As many will recall, in 2015, the Board created a new and employee-friendly test for determining whether an entity will constitute a “joint employer” under the National Labor Relations Act by receiving services from another entity’s workers. Last December, the Board – and its new Republican-appointed members – overturned this employee-friendly test and reinstated the prior standard. This late 2017 decision drew criticism because one of the new Board members – William Emanuel – previously served at a law firm that represented a party in the 2015 case. Ultimately, after many criticized Member Emanuel for an alleged conflict of interest, the Board vacated its most recent decision. The Board returned, at least technically, to the 2015 employee-friendly test.

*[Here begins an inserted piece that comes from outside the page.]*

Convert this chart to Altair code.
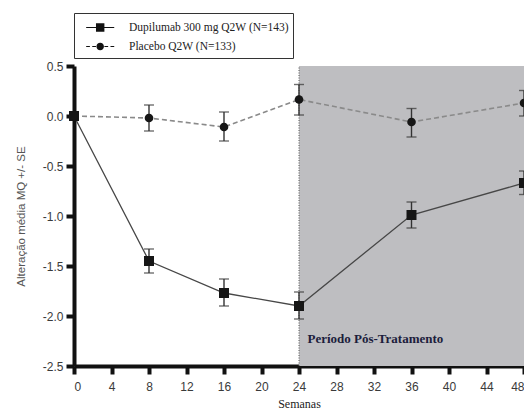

It was obvious, however, that the Board would seek another vehicle for overturning the employee-friendly test. Many speculated that the Board would simply find another case and exclude Member Emanuel, to avoid any purported conflict issue. On Wednesday, however, the Board announced that it was taking a different approach. The Board now will seek to change the joint-employer test by using the federal rulemaking process to modify the actual federal regulations, rather than by simply issuing a written decision in a pending case. New Board Chairman John Ring stated that “[i]n my view, notice-and-comment rulemaking offers the best vehicle to fully consider all views on what the standard ought to be.”

This development is noteworthy for several reasons. Although most expected the Board to revisit this issue, at its most basic level this announcement provides more specifics about how and when the Board will do so. (That said, in the interim, it is highly unlikely that the Board will aggressively apply the employee-friendly test.) Perhaps more importantly, this announcement further indicates that the Board – and the Trump administration as a whole – actually might have concerns that Member Emanuel’s purported conflicts actually do impede him from deciding certain cases. This is significant because Member Emanuel’s former law firm has represented parties in myriad different labor cases beyond the 2015 joint-employer case, and the same is true for Chairman Ring. Thus, this might show that the Board will be reluctant to change other areas of law through the traditional approach of deciding cases.

Third, it shows that the Board believes it can successfully change the federal regulations themselves to reinstate the pre-2015 joint-employer standard. If the Board believes this will be an effective tactic, it may take the same approach when it addresses other developing issues that appear to be on its radar. Because it would be more difficult for future Democrat-majority Boards to change regulations than to overturn published decisions, this new approach could help the Trump Board protect its decisions from challenge by future presidential administrations.